╭─ Data rows

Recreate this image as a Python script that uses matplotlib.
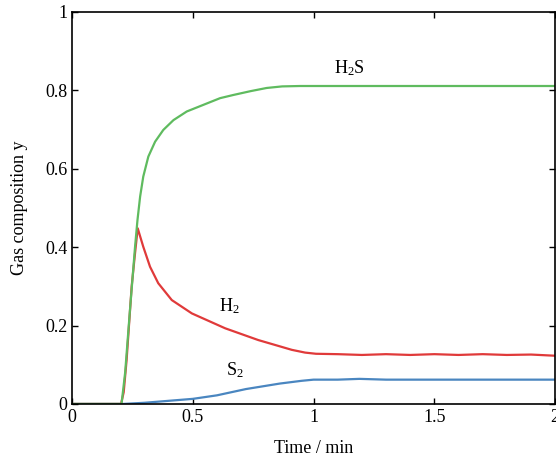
import numpy as np
import matplotlib.pyplot as plt

plt.rcParams['font.family'] = ['Liberation Serif', 'DejaVu Serif']
plt.rcParams['mathtext.fontset'] = 'custom'
plt.rcParams['mathtext.rm'] = 'Liberation Serif'
plt.rcParams['mathtext.it'] = 'Liberation Serif:italic'

# time (min) and gas composition
t_h2s = [0, 0.205, 0.22, 0.24, 0.261, 0.271, 0.282, 0.295, 0.316, 0.344, 0.378, 0.42,
         0.475, 0.544, 0.613, 0.667, 0.74, 0.806, 0.87, 0.944, 1.2, 1.6, 2.0]
y_h2s = [0, 0, 0.08, 0.24, 0.401, 0.469, 0.529, 0.58, 0.631, 0.669, 0.699, 0.724,
         0.746, 0.763, 0.78, 0.788, 0.798, 0.806, 0.81, 0.811, 0.811, 0.811, 0.811]

t_h2 = [0, 0.203, 0.214, 0.226, 0.247, 0.261, 0.272, 0.295, 0.323, 0.357, 0.413, 0.496,
        0.634, 0.771, 0.91, 0.965, 1.01, 1.1, 1.2, 1.3, 1.4, 1.5, 1.6, 1.7, 1.8, 1.9, 2.0]
y_h2 = [0, 0, 0.03, 0.112, 0.30, 0.385, 0.448, 0.401, 0.350, 0.308, 0.265, 0.231,
        0.193, 0.163, 0.138, 0.131, 0.128, 0.127, 0.125, 0.127, 0.125, 0.127, 0.125,
        0.127, 0.125, 0.126, 0.123]

t_s2 = [0, 0.21, 0.3, 0.4, 0.5, 0.6, 0.72, 0.86, 0.95, 1.0, 1.1, 1.19, 1.3, 1.5, 1.75, 2.0]
y_s2 = [0, 0, 0.003, 0.008, 0.013, 0.022, 0.038, 0.052, 0.059, 0.062, 0.062, 0.064,
        0.062, 0.062, 0.062, 0.062]

fig = plt.figure(figsize=(5.56, 4.58), dpi=100)
ax = fig.add_axes([0.1295, 0.118, 0.869, 0.856])

ax.plot(t_s2, y_s2, color='#4a86c0', lw=1.6)
ax.plot(t_h2, y_h2, color='#e03a3a', lw=1.6)
ax.plot(t_h2s, y_h2s, color='#5fbb5f', lw=1.6)

ax.text(1.15, 0.857, 'H$_2$S', fontsize=13, ha='center', va='center')
ax.text(0.65, 0.25, 'H$_2$', fontsize=13, ha='center', va='center')
ax.text(0.675, 0.085, 'S$_2$', fontsize=13, ha='center', va='center')

ax.set_xlim(0, 2)
ax.set_ylim(0, 1)
ax.set_xticks([0, 0.5, 1, 1.5, 2])
ax.set_xticklabels(['0', '0.5', '1', '1.5', '2'])
ax.set_yticks([0, 0.2, 0.4, 0.6, 0.8, 1])
ax.set_yticklabels(['0', '0.2', '0.4', '0.6', '0.8', '1'])
ax.tick_params(direction='in', top=True, right=True, length=4, width=1, labelsize=13)
for s in ax.spines.values():
    s.set_linewidth(1.2)

ax.set_xlabel('Time / min', fontsize=13, labelpad=10)
ax.set_ylabel('Gas composition y', fontsize=13, labelpad=12)

fig.savefig('out.png', dpi=100)
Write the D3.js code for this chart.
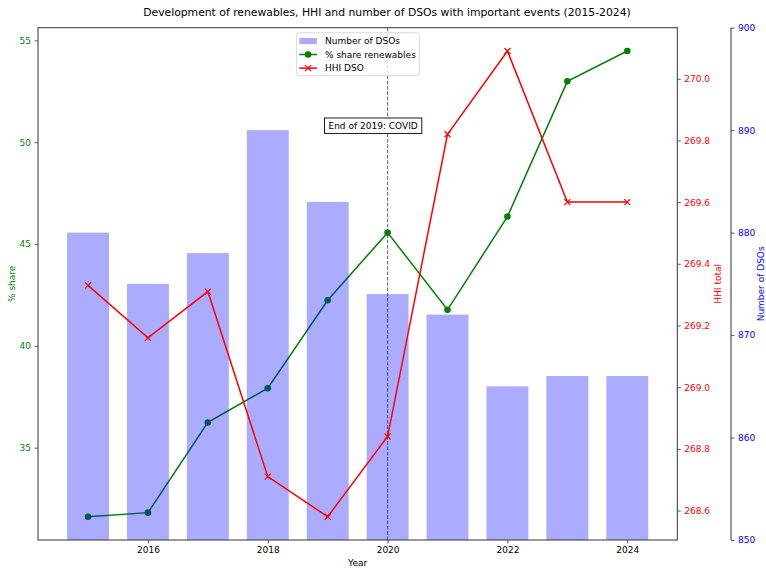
<!DOCTYPE html>
<html>
<head>
<meta charset="utf-8">
<script src="https://cdn.jsdelivr.net/npm/d3@7"></script>
<style>
  html, body { margin: 0; padding: 0; background: #fff; }
  svg { display: block; font-family: "DejaVu Sans", sans-serif; }
</style>
</head>
<body>
<svg id="chart" width="766" height="571"></svg>
<script>
// Yearly data 2015–2024
const years = [2015, 2016, 2017, 2018, 2019, 2020, 2021, 2022, 2023, 2024];
const dsoCount = [880, 875, 878, 890, 883, 874, 872, 865, 866, 866];
const shareRenewables = [31.61, 31.81, 36.24, 37.92, 42.24, 45.56, 41.77, 46.35, 52.99, 54.48];
const hhiDso = [269.33, 269.16, 269.31, 268.71, 268.58, 268.84, 269.82, 270.09, 269.60, 269.60];

const shareTicks = [35, 40, 45, 50, 55];
const hhiTicks = [268.6, 268.8, 269.0, 269.2, 269.4, 269.6, 269.8, 270.0];
const dsoTicks = [850, 860, 870, 880, 890, 900];
const xTicks = [2016, 2018, 2020, 2022, 2024];

const dsoRange = [850, 900];
const eventYear = 2020;
const eventLabel = "End of 2019: COVID";
const titleText = "Development of renewables, HHI and number of DSOs with important events (2015-2024)";

const W = 766, H = 571;
const plot = { left: 38, right: 677.3, top: 27.7, bottom: 540 };
const dsoAxisX = 731;
const barWidth = 0.7;

const svg = d3.select("#chart");

// Auto limits with 5% padding on each side
function padded(vals, frac = 0.05) {
  const [lo, hi] = d3.extent(vals);
  const r = hi - lo;
  return [lo - r * frac, hi + r * frac];
}

const xDom = padded([years[0] - barWidth / 2, years[years.length - 1] + barWidth / 2]);
const x = d3.scaleLinear().domain(xDom).range([plot.left, plot.right]);
const yShare = d3.scaleLinear().domain(padded(shareRenewables)).range([plot.bottom, plot.top]);
const yHhi = d3.scaleLinear().domain(padded(hhiDso)).range([plot.bottom, plot.top]);
const yDso = d3.scaleLinear().domain(dsoRange).range([plot.bottom, plot.top]);

const spine = "#333";
const green = "green", red = "red", blue = "blue";
const tickFont = 9;

// Clip for plotted marks
svg.append("defs").append("clipPath").attr("id", "plotClip")
  .append("rect")
  .attr("x", plot.left).attr("y", plot.top)
  .attr("width", plot.right - plot.left).attr("height", plot.bottom - plot.top);

// Title
svg.append("text")
  .attr("x", 387).attr("y", 15.5)
  .attr("text-anchor", "middle")
  .attr("font-size", 10.8)
  .attr("fill", "#000")
  .text(titleText);

const marks = svg.append("g").attr("clip-path", "url(#plotClip)");

// % share renewables (primary axis)
const shareLine = d3.line().x((d, i) => x(years[i])).y(d => yShare(d));
marks.append("path")
  .datum(shareRenewables)
  .attr("d", shareLine)
  .attr("fill", "none").attr("stroke", green).attr("stroke-width", 1.5);
marks.selectAll("circle.share")
  .data(shareRenewables).enter().append("circle")
  .attr("class", "share")
  .attr("cx", (d, i) => x(years[i])).attr("cy", d => yShare(d))
  .attr("r", 3.3).attr("fill", green);

// Event marker line
marks.append("line")
  .attr("x1", x(eventYear)).attr("x2", x(eventYear))
  .attr("y1", plot.top).attr("y2", plot.bottom)
  .attr("stroke", "#555").attr("stroke-width", 0.9)
  .attr("stroke-dasharray", "3.7,1.6");

// Number of DSOs bars (third axis)
marks.selectAll("rect.dso")
  .data(dsoCount).enter().append("rect")
  .attr("class", "dso")
  .attr("x", (d, i) => x(years[i] - barWidth / 2))
  .attr("width", (d, i) => x(years[i] + barWidth / 2) - x(years[i] - barWidth / 2))
  .attr("y", d => yDso(d))
  .attr("height", d => yDso(dsoRange[0]) - yDso(d))
  .attr("fill", blue).attr("fill-opacity", 0.33);

// HHI line (secondary axis)
const hhiLine = d3.line().x((d, i) => x(years[i])).y(d => yHhi(d));
marks.append("path")
  .datum(hhiDso)
  .attr("d", hhiLine)
  .attr("fill", "none").attr("stroke", red).attr("stroke-width", 1.5);
const xMark = 3;
marks.selectAll("path.hhi")
  .data(hhiDso).enter().append("path")
  .attr("class", "hhi")
  .attr("transform", (d, i) => `translate(${x(years[i])},${yHhi(d)})`)
  .attr("d", `M${-xMark},${-xMark}L${xMark},${xMark}M${-xMark},${xMark}L${xMark},${-xMark}`)
  .attr("stroke", red).attr("stroke-width", 1.2).attr("fill", "none");

// Frame
svg.append("rect")
  .attr("x", plot.left).attr("y", plot.top)
  .attr("width", plot.right - plot.left).attr("height", plot.bottom - plot.top)
  .attr("fill", "none").attr("stroke", spine).attr("stroke-width", 1);

// Axes
function styleAxis(g, color) {
  g.select(".domain").remove();
  g.selectAll(".tick line").attr("stroke", spine).attr("stroke-width", 0.8);
  g.selectAll(".tick text")
    .attr("fill", color)
    .attr("font-size", tickFont)
    .attr("font-family", "DejaVu Sans, sans-serif");
}

const xAxis = svg.append("g")
  .attr("transform", `translate(0,${plot.bottom})`)
  .call(d3.axisBottom(x).tickValues(xTicks).tickFormat(d3.format("d")).tickSize(3.5).tickPadding(3.5));
styleAxis(xAxis, "#000");

const leftAxis = svg.append("g")
  .attr("transform", `translate(${plot.left},0)`)
  .call(d3.axisLeft(yShare).tickValues(shareTicks).tickFormat(d3.format("d")).tickSize(3.5).tickPadding(3.5));
styleAxis(leftAxis, green);

const hhiAxis = svg.append("g")
  .attr("transform", `translate(${plot.right},0)`)
  .call(d3.axisRight(yHhi).tickValues(hhiTicks).tickFormat(d3.format(".1f")).tickSize(3.5).tickPadding(3.5));
styleAxis(hhiAxis, red);

const dsoAxis = svg.append("g")
  .attr("transform", `translate(${dsoAxisX},0)`)
  .call(d3.axisRight(yDso).tickValues(dsoTicks).tickFormat(d3.format("d")).tickSize(3.5).tickPadding(3.5));
styleAxis(dsoAxis, blue);
svg.append("line")
  .attr("x1", dsoAxisX).attr("x2", dsoAxisX)
  .attr("y1", plot.top).attr("y2", plot.bottom)
  .attr("stroke", spine).attr("stroke-width", 1);

// Axis titles
svg.append("text")
  .attr("x", (plot.left + plot.right) / 2).attr("y", 566)
  .attr("text-anchor", "middle").attr("font-size", tickFont).attr("fill", "#000")
  .text("Year");
function vLabel(cx, text, color) {
  svg.append("text")
    .attr("transform", `translate(${cx},${(plot.top + plot.bottom) / 2}) rotate(-90)`)
    .attr("text-anchor", "middle").attr("dominant-baseline", "central")
    .attr("font-size", tickFont).attr("fill", color)
    .text(text);
}
vLabel(12, "% share", green);
vLabel(717.5, "HHI total", red);
vLabel(761, "Number of DSOs", blue);

// Legend
const lg = svg.append("g").attr("transform", "translate(296.7,32.7)");
lg.append("rect")
  .attr("width", 122.6).attr("height", 43)
  .attr("rx", 2.5)
  .attr("fill", "#fff").attr("fill-opacity", 0.8)
  .attr("stroke", "#d0d0d0").attr("stroke-width", 0.8);
const legendItems = [
  { label: "Number of DSOs", kind: "bar" },
  { label: "% share renewables", kind: "share" },
  { label: "HHI DSO", kind: "hhi" }
];
const rowY = [8.3, 21.8, 35.4];
legendItems.forEach((it, i) => {
  const g = lg.append("g").attr("transform", `translate(0,${rowY[i]})`);
  if (it.kind === "bar") {
    g.append("rect").attr("x", 2.6).attr("y", -3).attr("width", 17.6).attr("height", 6.2)
      .attr("fill", blue).attr("fill-opacity", 0.33);
  } else if (it.kind === "share") {
    g.append("line").attr("x1", 2.6).attr("x2", 20.2).attr("y1", 0).attr("y2", 0)
      .attr("stroke", green).attr("stroke-width", 1.5);
    g.append("circle").attr("cx", 11.4).attr("cy", 0).attr("r", 3.3).attr("fill", green);
  } else {
    g.append("line").attr("x1", 2.6).attr("x2", 20.2).attr("y1", 0).attr("y2", 0)
      .attr("stroke", red).attr("stroke-width", 1.5);
    g.append("path")
      .attr("transform", "translate(11.4,0)")
      .attr("d", `M${-xMark},${-xMark}L${xMark},${xMark}M${-xMark},${xMark}L${xMark},${-xMark}`)
      .attr("stroke", red).attr("stroke-width", 1.2);
  }
  g.append("text").attr("x", 28.3).attr("y", 0)
    .attr("dominant-baseline", "central")
    .attr("font-size", tickFont).attr("fill", "#000")
    .text(it.label);
});

// Event annotation box
const ann = svg.append("g").attr("transform", `translate(${x(eventYear) - 14.5},125.7)`);
const annText = ann.append("text")
  .attr("text-anchor", "middle").attr("dominant-baseline", "central")
  .attr("font-size", tickFont).attr("fill", "#000")
  .text(eventLabel);
const bb = annText.node().getBBox();
ann.insert("rect", "text")
  .attr("x", bb.x - 4).attr("y", -7.7)
  .attr("width", bb.width + 8).attr("height", 15.4)
  .attr("fill", "#fff").attr("stroke", "#000").attr("stroke-width", 0.9);
</script>
</body>
</html>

╰─

## Stated task
Restate each line from the start of the listing through the line bearing "plt.rcParams['mathtext.it'] = 'Liberation" word for word. Drop the pictures.

## Solution to the problem
Recreate this image as a Python script that uses matplotlib.
import numpy as np
import matplotlib.pyplot as plt

plt.rcParams['font.family'] = ['Liberation Serif', 'DejaVu Serif']
plt.rcParams['mathtext.fontset'] = 'custom'
plt.rcParams['mathtext.rm'] = 'Liberation Serif'
plt.rcParams['mathtext.it'] = 'Liberation Serif:italic'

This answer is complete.